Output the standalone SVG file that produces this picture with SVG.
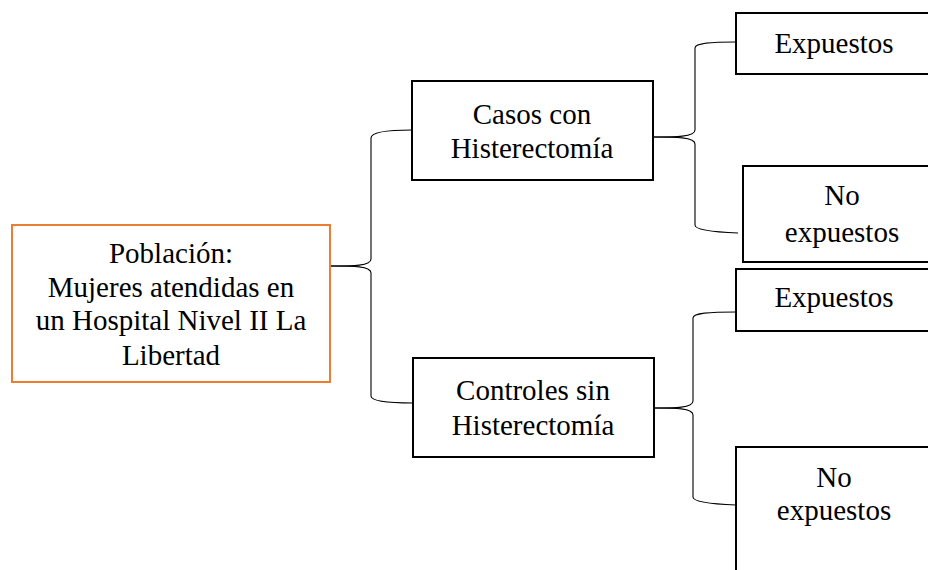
<svg xmlns="http://www.w3.org/2000/svg" width="928" height="570" viewBox="0 0 928 570">
<style>
.box{fill:#fff;stroke:#000;stroke-width:2}
.pob{fill:#fff;stroke:#ED7D31;stroke-width:2}
text{font-family:'Liberation Serif',Tinos,'DejaVu Serif',serif;font-size:29px;fill:#000;text-anchor:middle}
.c{fill:none;stroke:#000;stroke-width:1.1}
</style>
<rect width="928" height="570" fill="#fff"/>
<g id="connectors">
<path class="c" d="M331,266 C353,266 371,266 371,259 L371,138 C371,132 390,130 412,130"/>
<path class="c" d="M331,266 C353,266 371,266 371,273 L371,396 C371,401 390,403 413,403"/>
<path class="c" d="M653,137 C675,137 695,137 695,130 L695,48 C695,43 712,42 736,42"/>
<path class="c" d="M653,137 C675,137 695,137 695,144 L695,225 C695,230 712,232 738,233"/>
<path class="c" d="M654,408 C675,408 693,408 693,401 L693,318 C693,313 710,312 736,312"/>
<path class="c" d="M654,408 C675,408 693,408 693,415 L693,497 C693,502 710,504 736,505"/>
</g>
<g id="poblacion" font-family="Liberation Serif, serif">
<rect class="pob" x="12" y="225" width="318" height="157"/>
<text x="171" y="263">Población:</text>
<text x="171" y="297">Mujeres atendidas en</text>
<text x="171" y="330">un Hospital Nivel II La</text>
<text x="171" y="365">Libertad</text>
</g>
<g id="casos">
<rect class="box" x="412" y="81" width="241" height="99"/>
<text x="532" y="124">Casos con</text>
<text x="532" y="158">Histerectomía</text>
</g>
<g id="controles">
<rect class="box" x="413" y="358" width="241" height="99"/>
<text x="533" y="400">Controles sin</text>
<text x="533" y="435">Histerectomía</text>
</g>
<g id="expuestos1">
<rect class="box" x="736" y="13" width="210" height="61"/>
<text x="834" y="53">Expuestos</text>
</g>
<g id="noexpuestos1">
<rect class="box" x="743" y="166" width="210" height="96"/>
<text x="842" y="205">No</text>
<text x="842" y="242">expuestos</text>
</g>
<g id="expuestos2">
<rect class="box" x="736" y="269" width="210" height="62"/>
<text x="834" y="307">Expuestos</text>
</g>
<g id="noexpuestos2">
<rect class="box" x="736" y="447" width="210" height="140"/>
<text x="834" y="487">No</text>
<text x="834" y="520">expuestos</text>
</g>
</svg>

○ ○ ○ ○ ○

Reproduce the full listing above verbatim, with no pictures included.

Output the standalone SVG file that produces this picture with SVG.
<svg xmlns="http://www.w3.org/2000/svg" width="928" height="570" viewBox="0 0 928 570">
<style>
.box{fill:#fff;stroke:#000;stroke-width:2}
.pob{fill:#fff;stroke:#ED7D31;stroke-width:2}
text{font-family:'Liberation Serif',Tinos,'DejaVu Serif',serif;font-size:29px;fill:#000;text-anchor:middle}
.c{fill:none;stroke:#000;stroke-width:1.1}
</style>
<rect width="928" height="570" fill="#fff"/>
<g id="connectors">
<path class="c" d="M331,266 C353,266 371,266 371,259 L371,138 C371,132 390,130 412,130"/>
<path class="c" d="M331,266 C353,266 371,266 371,273 L371,396 C371,401 390,403 413,403"/>
<path class="c" d="M653,137 C675,137 695,137 695,130 L695,48 C695,43 712,42 736,42"/>
<path class="c" d="M653,137 C675,137 695,137 695,144 L695,225 C695,230 712,232 738,233"/>
<path class="c" d="M654,408 C675,408 693,408 693,401 L693,318 C693,313 710,312 736,312"/>
<path class="c" d="M654,408 C675,408 693,408 693,415 L693,497 C693,502 710,504 736,505"/>
</g>
<g id="poblacion" font-family="Liberation Serif, serif">
<rect class="pob" x="12" y="225" width="318" height="157"/>
<text x="171" y="263">Población:</text>
<text x="171" y="297">Mujeres atendidas en</text>
<text x="171" y="330">un Hospital Nivel II La</text>
<text x="171" y="365">Libertad</text>
</g>
<g id="casos">
<rect class="box" x="412" y="81" width="241" height="99"/>
<text x="532" y="124">Casos con</text>
<text x="532" y="158">Histerectomía</text>
</g>
<g id="controles">
<rect class="box" x="413" y="358" width="241" height="99"/>
<text x="533" y="400">Controles sin</text>
<text x="533" y="435">Histerectomía</text>
</g>
<g id="expuestos1">
<rect class="box" x="736" y="13" width="210" height="61"/>
<text x="834" y="53">Expuestos</text>
</g>
<g id="noexpuestos1">
<rect class="box" x="743" y="166" width="210" height="96"/>
<text x="842" y="205">No</text>
<text x="842" y="242">expuestos</text>
</g>
<g id="expuestos2">
<rect class="box" x="736" y="269" width="210" height="62"/>
<text x="834" y="307">Expuestos</text>
</g>
<g id="noexpuestos2">
<rect class="box" x="736" y="447" width="210" height="140"/>
<text x="834" y="487">No</text>
<text x="834" y="520">expuestos</text>
</g>
</svg>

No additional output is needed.